-- TASK INSTRUCTIONS --
Repeat, exactly and completely, the material that follows. Omit the pictures.
#### DATA SHOWN
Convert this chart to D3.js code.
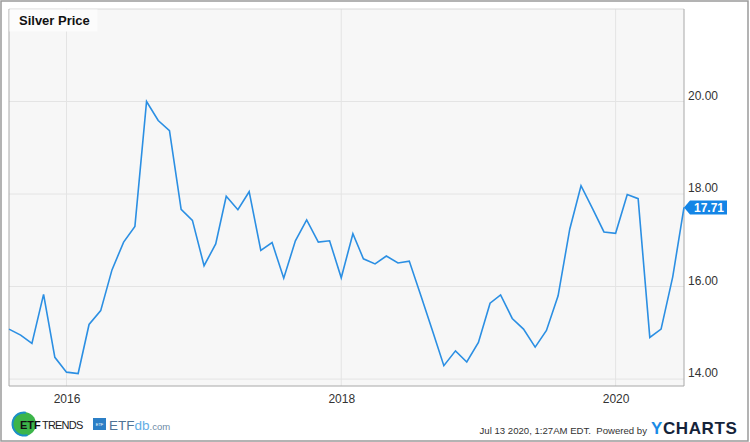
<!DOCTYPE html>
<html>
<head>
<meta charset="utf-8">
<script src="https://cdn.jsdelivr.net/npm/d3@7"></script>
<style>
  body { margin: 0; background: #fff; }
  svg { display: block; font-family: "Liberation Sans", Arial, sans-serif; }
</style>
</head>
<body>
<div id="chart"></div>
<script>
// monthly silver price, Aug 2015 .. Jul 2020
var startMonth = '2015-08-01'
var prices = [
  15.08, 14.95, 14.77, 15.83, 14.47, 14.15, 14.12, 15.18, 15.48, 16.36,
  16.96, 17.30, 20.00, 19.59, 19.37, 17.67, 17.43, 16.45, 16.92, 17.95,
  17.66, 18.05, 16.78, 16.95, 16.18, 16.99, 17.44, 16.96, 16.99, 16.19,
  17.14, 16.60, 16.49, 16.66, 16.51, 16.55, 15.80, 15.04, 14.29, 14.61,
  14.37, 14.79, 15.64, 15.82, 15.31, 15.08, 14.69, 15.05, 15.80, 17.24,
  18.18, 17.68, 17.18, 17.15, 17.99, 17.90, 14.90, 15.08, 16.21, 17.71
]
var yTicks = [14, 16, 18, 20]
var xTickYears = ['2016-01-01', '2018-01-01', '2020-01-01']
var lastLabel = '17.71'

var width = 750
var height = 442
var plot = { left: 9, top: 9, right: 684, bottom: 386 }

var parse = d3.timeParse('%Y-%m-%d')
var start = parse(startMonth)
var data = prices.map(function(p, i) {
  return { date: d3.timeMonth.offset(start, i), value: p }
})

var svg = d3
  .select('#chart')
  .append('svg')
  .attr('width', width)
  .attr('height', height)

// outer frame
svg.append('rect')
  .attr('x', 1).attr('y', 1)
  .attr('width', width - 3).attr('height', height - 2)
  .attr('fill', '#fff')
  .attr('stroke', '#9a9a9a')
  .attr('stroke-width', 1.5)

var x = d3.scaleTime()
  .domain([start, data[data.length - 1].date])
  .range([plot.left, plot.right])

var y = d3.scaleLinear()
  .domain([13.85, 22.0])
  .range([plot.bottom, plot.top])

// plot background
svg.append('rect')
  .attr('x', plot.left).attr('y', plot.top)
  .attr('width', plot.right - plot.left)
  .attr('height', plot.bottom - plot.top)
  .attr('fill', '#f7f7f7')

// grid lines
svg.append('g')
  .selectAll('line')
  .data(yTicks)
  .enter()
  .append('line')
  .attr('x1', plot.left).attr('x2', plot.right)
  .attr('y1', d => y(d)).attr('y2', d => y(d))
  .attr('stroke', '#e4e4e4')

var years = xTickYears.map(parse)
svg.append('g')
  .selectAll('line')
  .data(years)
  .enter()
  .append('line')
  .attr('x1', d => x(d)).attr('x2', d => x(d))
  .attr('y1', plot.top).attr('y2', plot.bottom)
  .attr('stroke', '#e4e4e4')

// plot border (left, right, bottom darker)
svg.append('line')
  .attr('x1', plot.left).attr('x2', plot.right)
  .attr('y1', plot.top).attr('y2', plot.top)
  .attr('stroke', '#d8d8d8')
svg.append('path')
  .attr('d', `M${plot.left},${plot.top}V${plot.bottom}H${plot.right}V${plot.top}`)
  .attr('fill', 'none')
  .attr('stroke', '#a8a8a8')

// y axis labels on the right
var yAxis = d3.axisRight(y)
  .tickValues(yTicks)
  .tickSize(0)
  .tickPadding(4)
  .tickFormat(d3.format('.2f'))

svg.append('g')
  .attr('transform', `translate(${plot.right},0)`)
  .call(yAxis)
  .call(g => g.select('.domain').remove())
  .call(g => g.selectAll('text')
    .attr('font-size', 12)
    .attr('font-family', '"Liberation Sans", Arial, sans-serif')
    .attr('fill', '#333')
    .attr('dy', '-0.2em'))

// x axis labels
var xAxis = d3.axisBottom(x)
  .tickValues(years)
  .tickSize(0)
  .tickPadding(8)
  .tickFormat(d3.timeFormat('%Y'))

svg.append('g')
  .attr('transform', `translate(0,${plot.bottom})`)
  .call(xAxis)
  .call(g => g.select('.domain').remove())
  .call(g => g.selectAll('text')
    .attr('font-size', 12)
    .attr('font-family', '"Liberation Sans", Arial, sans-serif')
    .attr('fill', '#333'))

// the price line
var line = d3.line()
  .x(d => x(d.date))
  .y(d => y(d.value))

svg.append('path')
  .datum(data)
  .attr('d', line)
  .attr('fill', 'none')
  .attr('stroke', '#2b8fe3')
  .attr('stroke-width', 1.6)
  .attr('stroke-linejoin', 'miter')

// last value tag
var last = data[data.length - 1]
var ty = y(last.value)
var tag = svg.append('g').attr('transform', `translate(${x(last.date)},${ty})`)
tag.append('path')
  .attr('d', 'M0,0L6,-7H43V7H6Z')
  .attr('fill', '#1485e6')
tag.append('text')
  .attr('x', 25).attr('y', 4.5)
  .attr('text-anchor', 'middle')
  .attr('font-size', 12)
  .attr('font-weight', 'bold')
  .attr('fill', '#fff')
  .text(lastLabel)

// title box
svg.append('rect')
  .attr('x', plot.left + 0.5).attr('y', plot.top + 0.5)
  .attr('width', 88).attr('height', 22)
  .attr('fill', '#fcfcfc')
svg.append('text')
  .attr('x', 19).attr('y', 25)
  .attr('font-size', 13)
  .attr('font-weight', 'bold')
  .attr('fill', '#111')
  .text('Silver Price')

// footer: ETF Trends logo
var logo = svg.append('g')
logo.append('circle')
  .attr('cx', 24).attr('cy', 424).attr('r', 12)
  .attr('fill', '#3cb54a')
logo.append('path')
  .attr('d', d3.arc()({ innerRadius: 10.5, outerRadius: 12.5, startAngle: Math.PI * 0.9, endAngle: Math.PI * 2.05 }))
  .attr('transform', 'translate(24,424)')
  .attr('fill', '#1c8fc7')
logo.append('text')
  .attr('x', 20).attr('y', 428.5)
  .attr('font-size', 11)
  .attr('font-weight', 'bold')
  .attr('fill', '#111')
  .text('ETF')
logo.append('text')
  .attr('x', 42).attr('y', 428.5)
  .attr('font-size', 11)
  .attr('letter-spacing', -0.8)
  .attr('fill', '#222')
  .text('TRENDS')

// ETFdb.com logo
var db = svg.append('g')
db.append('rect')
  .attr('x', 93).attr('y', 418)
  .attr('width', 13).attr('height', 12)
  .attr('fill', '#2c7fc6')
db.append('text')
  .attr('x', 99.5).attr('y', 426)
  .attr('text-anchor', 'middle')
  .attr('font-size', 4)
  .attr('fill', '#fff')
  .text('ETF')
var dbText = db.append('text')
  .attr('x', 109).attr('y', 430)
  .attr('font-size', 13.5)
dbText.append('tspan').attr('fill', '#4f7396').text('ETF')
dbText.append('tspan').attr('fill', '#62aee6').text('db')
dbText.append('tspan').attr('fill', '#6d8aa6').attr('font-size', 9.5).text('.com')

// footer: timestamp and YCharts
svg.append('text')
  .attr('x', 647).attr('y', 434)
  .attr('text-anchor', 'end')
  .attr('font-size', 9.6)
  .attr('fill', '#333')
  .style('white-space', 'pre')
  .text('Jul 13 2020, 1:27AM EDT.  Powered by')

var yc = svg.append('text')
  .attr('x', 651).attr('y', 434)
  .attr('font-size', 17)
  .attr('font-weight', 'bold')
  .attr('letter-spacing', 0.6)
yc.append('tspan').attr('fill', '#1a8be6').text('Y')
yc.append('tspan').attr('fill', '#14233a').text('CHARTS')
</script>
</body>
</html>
########
-- OUTPUT OF THE TASK --
Convert this chart to D3.js code.
<!DOCTYPE html>
<html>
<head>
<meta charset="utf-8">
<script src="https://cdn.jsdelivr.net/npm/d3@7"></script>
<style>
  body { margin: 0; background: #fff; }
  svg { display: block; font-family: "Liberation Sans", Arial, sans-serif; }
</style>
</head>
<body>
<div id="chart"></div>
<script>
// monthly silver price, Aug 2015 .. Jul 2020
var startMonth = '2015-08-01'
var prices = [
  15.08, 14.95, 14.77, 15.83, 14.47, 14.15, 14.12, 15.18, 15.48, 16.36,
  16.96, 17.30, 20.00, 19.59, 19.37, 17.67, 17.43, 16.45, 16.92, 17.95,
  17.66, 18.05, 16.78, 16.95, 16.18, 16.99, 17.44, 16.96, 16.99, 16.19,
  17.14, 16.60, 16.49, 16.66, 16.51, 16.55, 15.80, 15.04, 14.29, 14.61,
  14.37, 14.79, 15.64, 15.82, 15.31, 15.08, 14.69, 15.05, 15.80, 17.24,
  18.18, 17.68, 17.18, 17.15, 17.99, 17.90, 14.90, 15.08, 16.21, 17.71
]
var yTicks = [14, 16, 18, 20]
var xTickYears = ['2016-01-01', '2018-01-01', '2020-01-01']
var lastLabel = '17.71'

var width = 750
var height = 442
var plot = { left: 9, top: 9, right: 684, bottom: 386 }

var parse = d3.timeParse('%Y-%m-%d')
var start = parse(startMonth)
var data = prices.map(function(p, i) {
  return { date: d3.timeMonth.offset(start, i), value: p }
})

var svg = d3
  .select('#chart')
  .append('svg')
  .attr('width', width)
  .attr('height', height)

// outer frame
svg.append('rect')
  .attr('x', 1).attr('y', 1)
  .attr('width', width - 3).attr('height', height - 2)
  .attr('fill', '#fff')
  .attr('stroke', '#9a9a9a')
  .attr('stroke-width', 1.5)

var x = d3.scaleTime()
  .domain([start, data[data.length - 1].date])
  .range([plot.left, plot.right])

var y = d3.scaleLinear()
  .domain([13.85, 22.0])
  .range([plot.bottom, plot.top])

// plot background
svg.append('rect')
  .attr('x', plot.left).attr('y', plot.top)
  .attr('width', plot.right - plot.left)
  .attr('height', plot.bottom - plot.top)
  .attr('fill', '#f7f7f7')

// grid lines
svg.append('g')
  .selectAll('line')
  .data(yTicks)
  .enter()
  .append('line')
  .attr('x1', plot.left).attr('x2', plot.right)
  .attr('y1', d => y(d)).attr('y2', d => y(d))
  .attr('stroke', '#e4e4e4')

var years = xTickYears.map(parse)
svg.append('g')
  .selectAll('line')
  .data(years)
  .enter()
  .append('line')
  .attr('x1', d => x(d)).attr('x2', d => x(d))
  .attr('y1', plot.top).attr('y2', plot.bottom)
  .attr('stroke', '#e4e4e4')

// plot border (left, right, bottom darker)
svg.append('line')
  .attr('x1', plot.left).attr('x2', plot.right)
  .attr('y1', plot.top).attr('y2', plot.top)
  .attr('stroke', '#d8d8d8')
svg.append('path')
  .attr('d', `M${plot.left},${plot.top}V${plot.bottom}H${plot.right}V${plot.top}`)
  .attr('fill', 'none')
  .attr('stroke', '#a8a8a8')

// y axis labels on the right
var yAxis = d3.axisRight(y)
  .tickValues(yTicks)
  .tickSize(0)
  .tickPadding(4)
  .tickFormat(d3.format('.2f'))

svg.append('g')
  .attr('transform', `translate(${plot.right},0)`)
  .call(yAxis)
  .call(g => g.select('.domain').remove())
  .call(g => g.selectAll('text')
    .attr('font-size', 12)
    .attr('font-family', '"Liberation Sans", Arial, sans-serif')
    .attr('fill', '#333')
    .attr('dy', '-0.2em'))

// x axis labels
var xAxis = d3.axisBottom(x)
  .tickValues(years)
  .tickSize(0)
  .tickPadding(8)
  .tickFormat(d3.timeFormat('%Y'))

svg.append('g')
  .attr('transform', `translate(0,${plot.bottom})`)
  .call(xAxis)
  .call(g => g.select('.domain').remove())
  .call(g => g.selectAll('text')
    .attr('font-size', 12)
    .attr('font-family', '"Liberation Sans", Arial, sans-serif')
    .attr('fill', '#333'))

// the price line
var line = d3.line()
  .x(d => x(d.date))
  .y(d => y(d.value))

svg.append('path')
  .datum(data)
  .attr('d', line)
  .attr('fill', 'none')
  .attr('stroke', '#2b8fe3')
  .attr('stroke-width', 1.6)
  .attr('stroke-linejoin', 'miter')

// last value tag
var last = data[data.length - 1]
var ty = y(last.value)
var tag = svg.append('g').attr('transform', `translate(${x(last.date)},${ty})`)
tag.append('path')
  .attr('d', 'M0,0L6,-7H43V7H6Z')
  .attr('fill', '#1485e6')
tag.append('text')
  .attr('x', 25).attr('y', 4.5)
  .attr('text-anchor', 'middle')
  .attr('font-size', 12)
  .attr('font-weight', 'bold')
  .attr('fill', '#fff')
  .text(lastLabel)

// title box
svg.append('rect')
  .attr('x', plot.left + 0.5).attr('y', plot.top + 0.5)
  .attr('width', 88).attr('height', 22)
  .attr('fill', '#fcfcfc')
svg.append('text')
  .attr('x', 19).attr('y', 25)
  .attr('font-size', 13)
  .attr('font-weight', 'bold')
  .attr('fill', '#111')
  .text('Silver Price')

// footer: ETF Trends logo
var logo = svg.append('g')
logo.append('circle')
  .attr('cx', 24).attr('cy', 424).attr('r', 12)
  .attr('fill', '#3cb54a')
logo.append('path')
  .attr('d', d3.arc()({ innerRadius: 10.5, outerRadius: 12.5, startAngle: Math.PI * 0.9, endAngle: Math.PI * 2.05 }))
  .attr('transform', 'translate(24,424)')
  .attr('fill', '#1c8fc7')
logo.append('text')
  .attr('x', 20).attr('y', 428.5)
  .attr('font-size', 11)
  .attr('font-weight', 'bold')
  .attr('fill', '#111')
  .text('ETF')
logo.append('text')
  .attr('x', 42).attr('y', 428.5)
  .attr('font-size', 11)
  .attr('letter-spacing', -0.8)
  .attr('fill', '#222')
  .text('TRENDS')

// ETFdb.com logo
var db = svg.append('g')
db.append('rect')
  .attr('x', 93).attr('y', 418)
  .attr('width', 13).attr('height', 12)
  .attr('fill', '#2c7fc6')
db.append('text')
  .attr('x', 99.5).attr('y', 426)
  .attr('text-anchor', 'middle')
  .attr('font-size', 4)
  .attr('fill', '#fff')
  .text('ETF')
var dbText = db.append('text')
  .attr('x', 109).attr('y', 430)
  .attr('font-size', 13.5)
dbText.append('tspan').attr('fill', '#4f7396').text('ETF')
dbText.append('tspan').attr('fill', '#62aee6').text('db')
dbText.append('tspan').attr('fill', '#6d8aa6').attr('font-size', 9.5).text('.com')

// footer: timestamp and YCharts
svg.append('text')
  .attr('x', 647).attr('y', 434)
  .attr('text-anchor', 'end')
  .attr('font-size', 9.6)
  .attr('fill', '#333')
  .style('white-space', 'pre')
  .text('Jul 13 2020, 1:27AM EDT.  Powered by')

var yc = svg.append('text')
  .attr('x', 651).attr('y', 434)
  .attr('font-size', 17)
  .attr('font-weight', 'bold')
  .attr('letter-spacing', 0.6)
yc.append('tspan').attr('fill', '#1a8be6').text('Y')
yc.append('tspan').attr('fill', '#14233a').text('CHARTS')
</script>
</body>
</html>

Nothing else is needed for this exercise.